Art historian Lisa Strong ’88 hopes to return to academia after time away to be with her infant son. The 1905 Fellowship will help her finish writing two articles on artists Alfred Jacob Miller and George Catlin. Strong wrote, “If the articles get accepted at good journals, that will improve my chances on the job market next year.”

A doctoral candidate in sociology at New York University, Danielle Anne Bessett ’96 will use the Dr. Mary P. Dole Medical Fellowship to support her dissertation on the construction of “normality” in pregnancy.

Micaela D. Cordoba ’97 will use the 1905 Fellowship to support a film/video project.

The 1905 Fellowship will support dissertation research for Christiana M. Croegaert ’97, a doctoral student in cultural anthropology at Northwestern University. Croegaert is studying Bosnian Muslims who relocated to Chicago during the Yugoslavian wars of the 1990s.

Suzanna Schott ’97 works in the field of genetic counseling and is studying for a master’s degree at Johns Hopkins’ National Human Genome Institute. The Dr. Mary P. Dole Medical Fellowship will help fund a course of study in medical and conversational Spanish language in Baltimore and Costa Rica. “I feel that proficiency in Spanish is essential to being a health care provider in the United States,” wrote Schott.

The Hannum-Warner Travel Fellowship will help Shanthi Divakaran ’98 fund travel to Sri Lanka so that she can offer consulting services to a nonprofit organization in that country.

Maura Camosse ’00 is in the master’s program in land resources at the University of Wisconsin, Madison. Her thesis looks at the land-redistribution process that has been going on in South Africa since the end of apartheid. The Bardwell Memorial Fellowship will enable Camosse to travel to South Africa. “I spent a year in South Africa as an undergraduate at MHC and I am very excited that I get to go back,” wrote Camosse.
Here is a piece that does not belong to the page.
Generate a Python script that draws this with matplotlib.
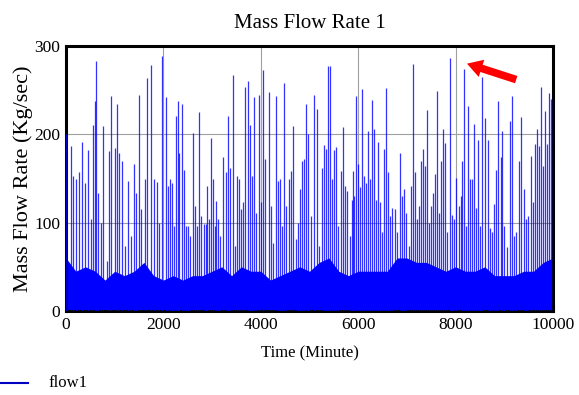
import numpy as np
import matplotlib.pyplot as plt
from matplotlib.lines import Line2D

# tall / medium spikes: time (minute) and peak value (kg/sec)
spike_t = [0, 110, 150, 205, 260, 330, 383, 450, 506, 547, 588, 616, 657, 711, 766, 835,
           890, 917, 999, 1040, 1094, 1150, 1204, 1272, 1340, 1395, 1437, 1491, 1546, 1614,
           1669, 1745, 1800, 1868, 1909, 1978, 2046, 2087, 2128, 2169, 2210, 2265, 2292,
           2320, 2374, 2429, 2470, 2511, 2552, 2607, 2648, 2689, 2730, 2771, 2826, 2867,
           2894, 2935, 2976, 3018, 3059, 3086, 3127, 3168, 3223, 3278, 3332, 3367, 3422,
           3463, 3504, 3545, 3600, 3641, 3682, 3737, 3778, 3819, 3860, 3901, 3956, 3997,
           4038, 4079, 4161, 4216, 4257, 4312, 4353, 4394, 4435, 4476, 4517, 4572, 4613,
           4667, 4722, 4763, 4804, 4845, 4886, 4927, 4968, 5030, 5085, 5153, 5194, 5249,
           5290, 5331, 5386, 5427, 5454, 5495, 5550, 5591, 5646, 5687, 5728, 5769, 5824,
           5865, 5892, 5920, 5961, 6002, 6029, 6070, 6111, 6152, 6193, 6234, 6275, 6316,
           6357, 6412, 6453, 6494, 6535, 6576, 6617, 6658, 6693, 6748, 6802, 6857, 6898,
           6939, 6980, 7035, 7076, 7131, 7172, 7213, 7254, 7295, 7336, 7377, 7405, 7446,
           7501, 7542, 7583, 7624, 7665, 7706, 7733, 7774, 7815, 7884, 7925, 7966, 8007,
           8062, 8103, 8130, 8171, 8212, 8253, 8294, 8342, 8370, 8411, 8465, 8507, 8548,
           8602, 8657, 8698, 8739, 8794, 8835, 8876, 8930, 8958, 8999, 9054, 9108, 9163,
           9204, 9245, 9313, 9354, 9396, 9437, 9491, 9546, 9587, 9641, 9682, 9723, 9764,
           9805, 9846, 9887, 9928, 9969, 9995]
spike_v = [200, 187, 153, 149, 157, 191, 145, 182, 104, 211, 238, 283, 134, 100, 210, 57,
           181, 243, 184, 234, 179, 170, 74, 147, 85, 166, 134, 245, 115, 149,
           264, 279, 149, 146, 100, 289, 242, 142, 149, 145, 96, 221, 238,
           179, 234, 160, 96, 96, 85, 201, 119, 96, 225, 108, 98, 98,
           142, 104, 196, 149, 96, 125, 104, 85, 174, 157, 221, 162, 267,
           74, 153, 149, 115, 123, 254, 260, 211, 153, 242, 111, 244, 123,
           273, 172, 248, 119, 77, 243, 147, 149, 96, 258, 119, 149, 158,
           209, 81, 100, 138, 170, 172, 234, 200, 108, 245, 229, 74, 162,
           188, 183, 277, 277, 149, 182, 186, 96, 158, 208, 142, 136, 85,
           126, 158, 130, 243, 166, 140, 251, 153, 145, 204, 149, 239, 206,
           126, 191, 123, 89, 183, 253, 157, 108, 117, 115, 89, 179, 130,
           138, 111, 74, 142, 280, 157, 104, 119, 170, 183, 164, 228, 100,
           119, 134, 155, 249, 111, 170, 206, 190, 89, 286, 109, 104, 151,
           119, 130, 170, 274, 96, 232, 149, 149, 212, 117, 194, 96, 265,
           219, 194, 94, 89, 121, 160, 238, 174, 204, 96, 72, 215, 243,
           85, 89, 170, 220, 138, 104, 108, 175, 123, 189, 206, 187, 254,
           164, 226, 189, 247, 240, 240]

# top of the solid dense band, read every 200 minutes
band_t = list(range(0, 10001, 200))
band_v = [60, 45, 50, 45, 35, 45, 40, 45, 55, 40, 35, 40, 35, 40, 40, 45, 50, 40, 50,
          45, 45, 35, 40, 45, 50, 45, 55, 60, 45, 40, 45, 45, 45, 45, 60, 60, 55, 55,
          50, 45, 50, 45, 45, 50, 40, 40, 40, 45, 45, 55, 60]

blue = "#0000ff"
serif = "Liberation Serif"

fig = plt.figure(figsize=(5.79, 3.95), dpi=100)
ax = fig.add_axes([0.114, 0.2127, 0.841, 0.6708])

ax.fill_between(band_t, 0, band_v, color=blue, linewidth=0, zorder=2)
ax.vlines(spike_t, 0, spike_v, color=blue, linewidth=0.9, alpha=0.8, zorder=3)

ax.set_xlim(0, 10000)
ax.set_ylim(0, 300)
ax.set_xticks([0, 2000, 4000, 6000, 8000, 10000])
ax.set_yticks([0, 100, 200, 300])
ax.grid(True, color="#a0a0a0", linewidth=0.8, zorder=1)
ax.tick_params(length=0, labelsize=12.5, pad=4)
for lab in ax.get_xticklabels() + ax.get_yticklabels():
    lab.set_family(serif)
for s in ax.spines.values():
    s.set_linewidth(2.2)

ax.set_title("Mass Flow Rate 1", family=serif, fontsize=15, pad=13)
ax.set_ylabel("Mass Flow Rate (Kg/sec)", family=serif, fontsize=16, labelpad=1)
ax.set_xlabel("Time (Minute)", family=serif, fontsize=12, labelpad=9)

# red arrow pointing at the highest peak
ax.annotate("", xy=(8180, 281), xytext=(9300, 261),
            arrowprops=dict(arrowstyle="simple,head_width=1.3,head_length=1.1,tail_width=0.55",
                            color="#ff0000", linewidth=0),
            annotation_clip=False, zorder=5)

# legend below the plot, bottom-left corner
fig.add_artist(Line2D([0.0, 28 / 579], [1 - 383 / 395] * 2, color="#0000c0",
                      linewidth=1.5, transform=fig.transFigure))
fig.text(48 / 579, 1 - 383 / 395, "flow1", family=serif, fontsize=12, va="center")

fig.savefig("out.png", dpi=100)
Choreographer Rain Ross ’00 will use her 1905 Fellowship to support the continued growth and development of her Seattle and Bainbridge Island, Washington, dance company, Lehua Dance Theatre.

Anya Jette Christiansen ’01 will use the Bardwell Memorial Fellowship to further her work in international human rights, advocacy, and scholarship.
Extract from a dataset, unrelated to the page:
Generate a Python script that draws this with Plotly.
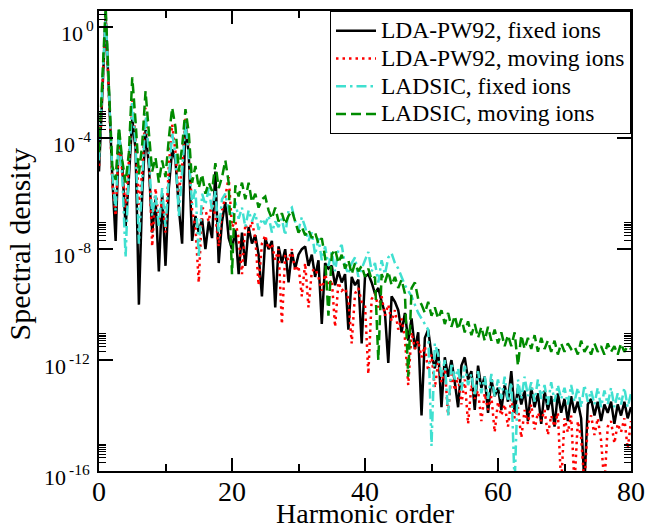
import numpy as np
import plotly.graph_objects as go

# Harmonic-order grid (sampled every half harmonic)
harmonic_order = np.arange(0, 80.001, 0.5)

# log10 of the spectral density for each run
lda_fixed_log10 = [
    -5.2, -2.3, 0.4, -2.4, -5.4, -7.7, -3.8, -5.0, -7.2, -5.4,
    -3.3, -4.4, -10.0, -6.0, -3.7, -5.0, -7.4, -6.2, -8.8, -6.0,
    -8.6, -5.8, -4.4, -4.8, -6.5, -7.8, -3.4, -4.6, -7.7, -6.8,
    -7.4, -6.9, -8.0, -7.0, -7.6, -5.2, -8.5, -7.0, -6.3, -7.6,
    -8.0, -7.3, -8.9, -7.4, -8.6, -7.2, -7.8, -7.5, -8.2, -9.7,
    -7.6, -8.0, -7.7, -10.1, -7.9, -8.5, -8.0, -9.2, -8.1, -8.7,
    -8.2, -8.0, -7.9, -8.6, -8.2, -9.0, -8.4, -10.7, -8.5, -8.7,
    -8.6, -9.3, -8.8, -9.2, -8.9, -10.9, -9.0, -9.3, -9.1, -11.4,
    -9.0, -8.9, -9.2, -9.6, -9.4, -9.9, -10.3, -12.1, -9.7, -9.9,
    -10.2, -11.0, -10.3, -11.3, -10.5, -11.6, -11.0, -14.0, -11.2, -10.9,
    -11.8, -12.3, -11.6, -13.7, -11.9, -12.6, -12.0, -12.8, -13.7, -12.2,
    -11.9, -12.7, -12.4, -13.8, -12.2, -13.0, -12.6, -13.9, -12.7, -13.3,
    -13.0, -13.8, -12.9, -13.5, -12.4, -13.9, -13.0, -13.6, -13.1, -14.2,
    -13.0, -13.7, -13.2, -14.3, -13.1, -13.8, -13.3, -14.4, -13.2, -13.9,
    -13.4, -14.2, -13.3, -13.9, -13.5, -14.1, -16.5, -13.6, -13.4, -14.0,
    -13.5, -14.2, -13.6, -13.9, -13.5, -14.3, -13.6, -14.0, -13.5, -14.1,
    -13.7,
]

lda_moving_log10 = [
    -5.0, -2.2, 0.5, -2.5, -5.6, -6.8, -4.0, -5.2, -6.5, -4.8,
    -2.6, -4.0, -6.4, -5.2, -2.9, -4.6, -7.9, -5.8, -7.0, -6.2,
    -7.4, -5.0, -3.5, -4.5, -6.0, -5.0, -3.3, -4.4, -6.6, -7.2,
    -9.2, -6.5, -6.6, -7.0, -6.3, -6.8, -7.9, -6.6, -6.1, -5.4,
    -7.2, -7.0, -7.6, -8.9, -7.1, -7.4, -7.0, -7.6, -9.3, -7.8,
    -7.5, -8.0, -7.8, -8.4, -8.0, -10.7, -8.2, -8.4, -8.0, -8.8,
    -8.6, -9.7, -8.5, -10.1, -8.8, -8.7, -9.0, -9.5, -8.9, -9.3,
    -9.1, -10.8, -9.2, -9.5, -9.4, -9.8, -11.4, -9.6, -9.4, -9.9,
    -10.0, -12.5, -9.8, -9.6, -10.1, -9.7, -10.4, -10.0, -10.6, -10.2,
    -10.9, -10.5, -11.2, -12.9, -11.0, -11.6, -11.3, -11.9, -11.5, -12.4,
    -11.8, -13.0, -12.1, -12.8, -12.3, -14.0, -12.4, -13.1, -12.6, -13.6,
    -12.7, -14.3, -12.9, -13.4, -13.1, -14.2, -13.2, -13.8, -13.3, -14.6,
    -13.5, -14.0, -13.6, -14.4, -13.4, -14.1, -13.7, -14.8, -13.8, -14.3,
    -13.6, -14.5, -13.9, -14.2, -13.8, -14.7, -14.0, -14.4, -13.9, -16.5,
    -14.1, -14.6, -14.0, -16.5, -14.2, -14.8, -16.5, -14.3, -14.0, -14.7,
    -14.1, -14.9, -16.5, -14.4, -14.2, -15.0, -14.3, -14.6, -14.1, -15.2,
    -14.2,
]

ladsic_fixed_log10 = [
    -4.8, -2.1, 0.5, -2.4, -5.3, -6.6, -3.7, -5.4, -8.3, -5.0,
    -2.7, -4.2, -7.8, -5.5, -3.1, -4.6, -6.8, -6.0, -7.2, -5.8,
    -7.2, -5.4, -3.8, -4.6, -6.8, -5.2, -3.4, -4.6, -6.4, -5.8,
    -8.3, -6.0, -6.4, -5.8, -6.6, -5.9, -7.4, -6.2, -6.0, -6.6,
    -6.8, -6.3, -6.9, -6.5, -7.2, -6.6, -7.0, -6.7, -7.3, -6.9,
    -7.1, -6.8, -7.4, -7.0, -7.2, -6.9, -7.5, -6.6, -6.5, -7.0,
    -7.3, -6.85, -7.2, -7.7, -7.4, -8.2, -7.6, -8.4, -7.9, -8.6,
    -8.1, -8.8, -8.0, -7.85, -8.6, -8.9, -8.5, -8.3, -9.0, -8.7,
    -8.4, -8.1, -8.8, -8.5, -9.2, -8.4, -8.9, -8.3, -8.15, -8.5,
    -8.7, -9.0, -9.3, -9.5, -9.7, -10.0, -10.3, -10.5, -10.7, -10.9,
    -15.1, -11.4, -11.8, -12.6, -12.0, -14.0, -12.1, -12.7, -12.3, -13.1,
    -12.2, -12.9, -12.5, -13.3, -12.4, -13.2, -12.6, -13.4, -12.5, -13.3,
    -12.7, -13.4, -12.6, -13.5, -12.8, -16.5, -12.7, -13.4, -12.6, -13.3,
    -12.8, -13.5, -12.7, -13.4, -12.9, -13.6, -12.8, -13.5, -12.9, -13.4,
    -13.0, -13.6, -12.9, -13.5, -13.0, -13.7, -12.9, -13.5, -13.1, -13.6,
    -13.0, -13.7, -13.1, -13.6, -13.0, -13.7, -13.2, -13.6, -13.0, -13.7,
    -13.2,
]

ladsic_moving_log10 = [
    -4.5, -1.8, 0.75, -2.2, -5.0, -5.5, -3.6, -4.8, -5.6, -4.5,
    -1.8, -3.4, -5.3, -4.2, -2.3, -3.8, -5.2, -4.7, -5.6, -4.8,
    -5.4, -4.0, -2.9, -3.6, -5.2, -4.3, -2.95, -3.8, -5.6, -5.0,
    -5.8, -5.3, -6.0, -5.6, -5.9, -4.9, -5.8, -5.4, -4.8, -5.6,
    -8.9, -5.7, -6.1, -5.6, -6.2, -5.6, -6.3, -6.0, -6.5, -6.2,
    -6.1, -6.6, -6.9, -6.5, -7.0, -6.7, -7.1, -6.8, -6.6, -7.0,
    -7.4, -7.2, -7.5, -7.3, -7.6, -7.4, -7.8, -7.6, -8.3, -10.4,
    -8.2, -8.0, -8.5, -8.2, -8.7, -8.4, -8.9, -8.5, -8.8, -8.6,
    -9.0, -8.7, -9.1, -9.0, -12.0, -8.9, -9.2, -8.8, -9.3, -9.0,
    -9.4, -9.1, -9.6, -12.6, -9.4, -9.2, -9.8, -10.0, -10.3, -9.9,
    -10.4, -10.1, -10.5, -10.2, -10.7, -10.3, -10.8, -10.4, -10.9, -10.5,
    -11.0, -10.6, -11.1, -10.7, -11.2, -10.8, -11.3, -10.8, -11.3, -10.9,
    -11.4, -11.0, -11.5, -11.1, -11.5, -11.0, -12.2, -11.1, -11.6, -11.2,
    -11.6, -11.1, -11.7, -11.2, -11.6, -11.3, -11.7, -11.3, -11.8, -11.4,
    -11.7, -11.4, -11.6, -11.5, -11.8, -11.3, -11.7, -11.5, -11.8, -11.4,
    -11.7, -11.5, -11.8, -11.4, -11.7, -11.5, -11.8, -11.4, -11.7, -11.5,
    -11.6,
]

series_names = [
    "LDA-PW92, fixed ions",
    "LDA-PW92, moving ions",
    "LADSIC, fixed ions",
    "LADSIC, moving ions",
]

# y-axis decades: base "10" with the exponent written as a superscript
y_tick_exponents = [-16, -12, -8, -4, 0]
y_tick_exponent_labels = ["-16", "-12", "-8", "-4", "0"]
x_tick_values = [0, 20, 40, 60, 80]

FONT = "Times New Roman, Liberation Serif, Times, serif"
BASE_SIZE = 22
SUP_SIZE = 15.5

styles = [
    dict(color="black", width=2.5, dash="solid"),
    dict(color="#ff0000", width=2.5, dash="2.5px,4px"),
    dict(color="#40e0d0", width=2.5, dash="10px,4px,2.5px,4px"),
    dict(color="#008b00", width=2.5, dash="10px,5px"),
]

fig = go.Figure()
for name, logs, style in zip(
    series_names,
    [lda_fixed_log10, lda_moving_log10, ladsic_fixed_log10, ladsic_moving_log10],
    styles,
):
    n = min(len(logs), len(harmonic_order))
    fig.add_trace(go.Scatter(
        x=harmonic_order[:n],
        y=np.power(10.0, np.array(logs[:n])),
        mode="lines",
        # larger label text inside compact legend rows
        name=f'<span style="font-size:23.5px">{name}</span>',
        line=style,
    ))

# minor log ticks: 2..9 x each labelled decade
minor_y = [k * 10.0 ** e for e in y_tick_exponents for k in range(2, 10)
           if k * 10.0 ** e < 10 ** 0.59]

fig.update_xaxes(
    range=[0, 80], automargin=False,
    tickmode="array", tickvals=x_tick_values,
    ticks="inside", ticklen=13, tickwidth=1.5, tickcolor="black",
    minor=dict(tickmode="linear", tick0=0, dtick=10, ticks="inside",
               ticklen=7, tickwidth=1.5, tickcolor="black"),
    showline=True, linewidth=2, linecolor="black", mirror="allticks",
    showgrid=False, zeroline=False,
    ticklabelstandoff=-6,
    tickfont=dict(family=FONT, size=28, color="black"),
)
fig.update_yaxes(
    type="log", automargin=False,
    range=[-16, 0.59],
    tickmode="array",
    tickvals=[10.0 ** e for e in y_tick_exponents],
    showticklabels=False,
    ticks="inside", ticklen=14, tickwidth=1.5, tickcolor="black",
    minor=dict(tickmode="array", tickvals=minor_y, ticks="inside",
               ticklen=7, tickwidth=1, tickcolor="black"),
    showline=True, linewidth=2, linecolor="black", mirror="allticks",
    showgrid=False, zeroline=False,
)

# decade labels beside each major y tick (log axis -> y given in log10 units)
for e, sup in zip(y_tick_exponents, y_tick_exponent_labels):
    sup_width = 0.55 * SUP_SIZE * len(sup)
    joint = -5 - sup_width  # px left of the axis where "10" ends
    fig.add_annotation(
        text="10", xref="paper", yref="y", x=0, y=e,
        xanchor="right", yanchor="middle", xshift=joint, yshift=-6,
        showarrow=False, font=dict(family=FONT, size=BASE_SIZE, color="black"),
    )
    fig.add_annotation(
        text=sup, xref="paper", yref="y", x=0, y=e,
        xanchor="left", yanchor="middle", xshift=joint - 1, yshift=2,
        showarrow=False, font=dict(family=FONT, size=SUP_SIZE, color="black"),
    )

fig.add_annotation(
    text="Spectral density", textangle=-90,
    xref="paper", yref="paper", x=-0.1476, y=0.4935,
    xanchor="center", yanchor="middle", showarrow=False,
    font=dict(family=FONT, size=30, color="black"),
)
fig.add_annotation(
    text="Harmonic order",
    xref="paper", yref="paper", x=0.5, y=-0.092,
    xanchor="center", yanchor="middle", showarrow=False,
    font=dict(family=FONT, size=28, color="black"),
)

fig.update_layout(
    width=646, height=531,
    margin=dict(l=99, r=15, t=11, b=60),
    plot_bgcolor="white", paper_bgcolor="white",
    showlegend=True,
    legend=dict(
        x=1, y=1, xanchor="right", yanchor="top",
        bgcolor="white", bordercolor="black", borderwidth=1,
        font=dict(family=FONT, size=19, color="black"),
        itemwidth=40, tracegroupgap=0,
    ),
)

fig.write_html("out.html")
In October, Leigh T. Denault ’01 will enter the Ph.D. program in history at the University of Cambridge. The Frances Mary Hazen Fellowship will support her studies there, which will focus on perceptions of home and society in eighteenth- and nineteenth-century British India.

For Sophia T. Ghebremicael ’01, the Dr. Mary P. Dole Medical Fellowship will support studies in osteopathic medicine at Western University of Health Sciences in Pomona, California.
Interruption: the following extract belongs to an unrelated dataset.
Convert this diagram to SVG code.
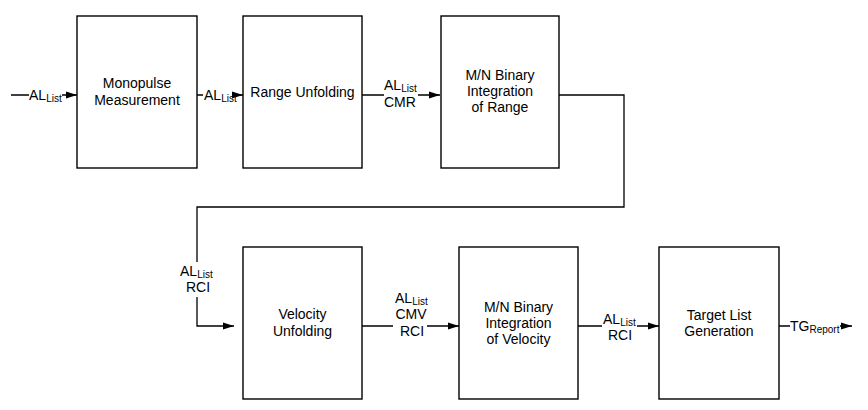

The Bardwell Fellowship will be supporting the work of Marielle Lauren Amrhein ’03 and Christiana Lee Axelsen ’03 in contemporary dance choreography, performance, and production, as well as using art as a mode for building community. The project will take place in Seattle, Washington, and San Francisco, California. The two, along with other Five College Dance alumnae, hope to start a dance collective that regularly does projects such as this.

Indika Senanayake ’03 will use the funds from the Bardwell Memorial Fellowship and the 1905 Fellowship to support her studies at Columbia University, School of the Arts, as she works toward an M.F.A. in acting. Senanayake hopes to apply these skills, she wrote, “in a variety of cultural contexts, initiating, facilitating and participating in performance that enables transformation for individuals and communities.”

One of two seniors to receive an Alumnae Association Fellowship, Kim Cameron-Dominguez FP ’04 will use her Bardwell Memorial Fellowship to support her graduate studies in anthropology at the University of California, Santa Cruz. Cameron-Dominguez will be focusing on Afro-Caribbean cultures.

Jennifer A. Mehaffey FP ’04 will be attending law school this fall with the help of the Mary E. Woolley Fellowship. Mehaffey plans to use her first year in law school to explore a variety of fields, including public interest law and maritime law. She has been accepted to several law schools and is on the “preferred wait-list” for the College of William and Mary Marshall Wythe School of Law in Williamsburg, Virginia.